Exercise ▸ Search the data for the word "React" and copy every line where it occurs.
==== Recorded information
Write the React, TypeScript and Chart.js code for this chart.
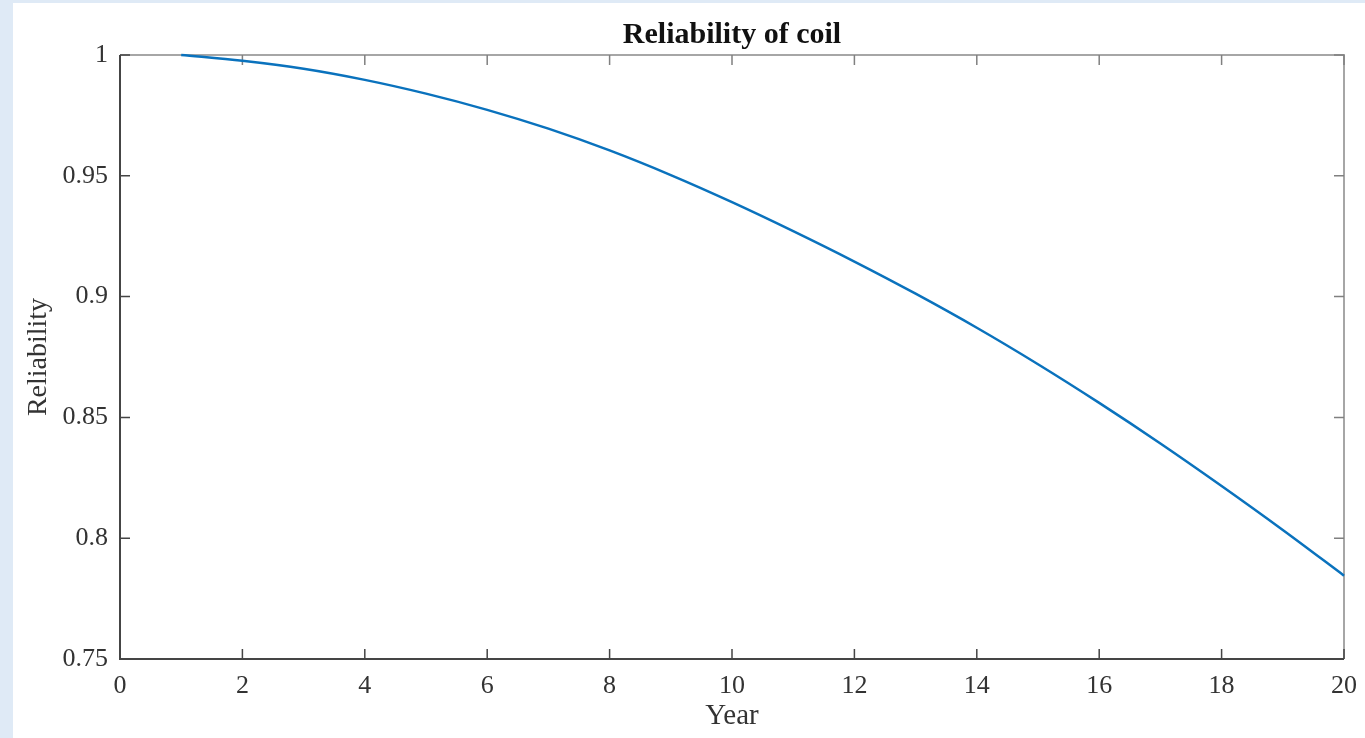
import React, { useEffect, useRef } from "react";
import { Chart, registerables } from "chart.js";

Chart.register(...registerables);

const years = [1, 2, 3, 4, 5, 6, 7, 8, 9, 10, 11, 12, 13, 14, 15, 16, 17, 18, 19, 20];
const reliability = [
  1.0, 0.9976, 0.9943, 0.9897, 0.984, 0.9773, 0.9695, 0.9605, 0.9503, 0.9391,
  0.9271, 0.9145, 0.9012, 0.8871, 0.872, 0.856, 0.8392, 0.8216, 0.8034, 0.7845,
];
const xTickValues = [0, 2, 4, 6, 8, 10, 12, 14, 16, 18, 20];
const yTickValues = [0.75, 0.8, 0.85, 0.9, 0.95, 1];

const titleText = "Reliability of coil";
const xTitle = "Year";
const yTitle = "Reliability";

const FONT = "'Liberation Serif', 'Times New Roman', Times, serif";

const boxPlugin = {
  id: "matlabBox",
  beforeDatasetsDraw(chart: any) {
    const { ctx, chartArea } = chart;
    const { left, right, top, bottom } = chartArea;
    const xs = chart.scales.x;
    const ys = chart.scales.y;
    const tl = 10;
    ctx.save();
    ctx.strokeStyle = "#a6a6a6";
    ctx.lineWidth = 2;
    ctx.beginPath();
    ctx.moveTo(left, top);
    ctx.lineTo(right, top);
    ctx.lineTo(right, bottom);
    ctx.stroke();
    ctx.beginPath();
    for (const v of xTickValues) {
      const px = xs.getPixelForValue(v);
      ctx.moveTo(px, top);
      ctx.lineTo(px, top + tl);
    }
    for (const v of yTickValues) {
      const py = ys.getPixelForValue(v);
      ctx.moveTo(right, py);
      ctx.lineTo(right - tl, py);
    }
    ctx.strokeStyle = "#808080";
    ctx.lineWidth = 1.5;
    ctx.stroke();
    ctx.strokeStyle = "#454545";
    ctx.lineWidth = 2;
    ctx.beginPath();
    ctx.moveTo(left, top);
    ctx.lineTo(left, bottom);
    ctx.lineTo(right, bottom);
    ctx.stroke();
    ctx.beginPath();
    for (const v of xTickValues) {
      const px = xs.getPixelForValue(v);
      ctx.moveTo(px, bottom);
      ctx.lineTo(px, bottom - tl);
    }
    for (const v of yTickValues) {
      const py = ys.getPixelForValue(v);
      ctx.moveTo(left, py);
      ctx.lineTo(left + tl, py);
    }
    ctx.lineWidth = 1.5;
    ctx.stroke();
    ctx.restore();
  },
};

export default function App() {
  const ref = useRef<HTMLCanvasElement | null>(null);
  useEffect(() => {
    document.body.style.margin = "0";
    if (!ref.current) return;
    const chart = new Chart(ref.current, {
      type: "line",
      data: {
        datasets: [
          {
            data: years.map((y, i) => ({ x: y, y: reliability[i] })),
            borderColor: "#0a72bd",
            borderWidth: 2.5,
            pointRadius: 0,
            cubicInterpolationMode: "monotone",
            fill: false,
            clip: false as any,
          },
        ],
      },
      options: {
        animation: false,
        responsive: true,
        maintainAspectRatio: false,
        layout: { padding: { left: 0, right: 21, top: 0, bottom: 0 } },
        plugins: {
          legend: { display: false },
          tooltip: { enabled: false },
          title: {
            display: true,
            text: titleText,
            fullSize: false,
            color: "#111",
            font: { family: FONT, size: 30, weight: "bold" },
            padding: { top: 14, bottom: 2 },
          },
        },
        scales: {
          x: {
            type: "linear",
            min: 0,
            max: 20,
            afterBuildTicks: (s: any) => {
              s.ticks = xTickValues.map((v) => ({ value: v }));
            },
            afterFit: (s: any) => {
              s.height = 79;
              s.paddingLeft = 0;
              s.paddingRight = 0;
            },
            grid: { display: false, drawTicks: false },
            border: { display: false },
            ticks: {
              color: "#333",
              padding: 12,
              maxRotation: 0,
              autoSkip: false,
              font: { family: FONT, size: 26 },
              callback: (v: any) => String(v),
            },
            title: {
              display: true,
              text: xTitle,
              color: "#333",
              font: { family: FONT, size: 29 },
              padding: { top: 0, bottom: 4 },
            },
          },
          y: {
            type: "linear",
            min: 0.75,
            max: 1,
            afterBuildTicks: (s: any) => {
              s.ticks = yTickValues.map((v) => ({ value: v }));
            },
            afterFit: (s: any) => {
              s.width = 107;
              s.paddingTop = 0;
              s.paddingBottom = 0;
            },
            grid: { display: false, drawTicks: false },
            border: { display: false },
            ticks: {
              color: "#333",
              padding: 12,
              autoSkip: false,
              font: { family: FONT, size: 26 },
              callback: (v: any) => String(Number(Number(v).toFixed(2))),
            },
            title: {
              display: true,
              text: yTitle,
              color: "#333",
              font: { family: FONT, size: 28 },
              padding: { top: 9, bottom: 0 },
            },
          },
        },
      } as any,
      plugins: [boxPlugin],
    });
    return () => chart.destroy();
  }, []);

  return (
    <div
      style={{
        position: "fixed",
        left: 0,
        top: 0,
        width: 1365,
        height: 738,
        background: "#dfeaf6",
      }}
    >
      <div
        style={{
          position: "absolute",
          left: 13,
          top: 3,
          width: 1352,
          height: 735,
          background: "#ffffff",
        }}
      >
        <canvas ref={ref} />
      </div>
    </div>
  );
}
========
Worked solution ▸
Write the React, TypeScript and Chart.js code for this chart.
import React, { useEffect, useRef } from "react";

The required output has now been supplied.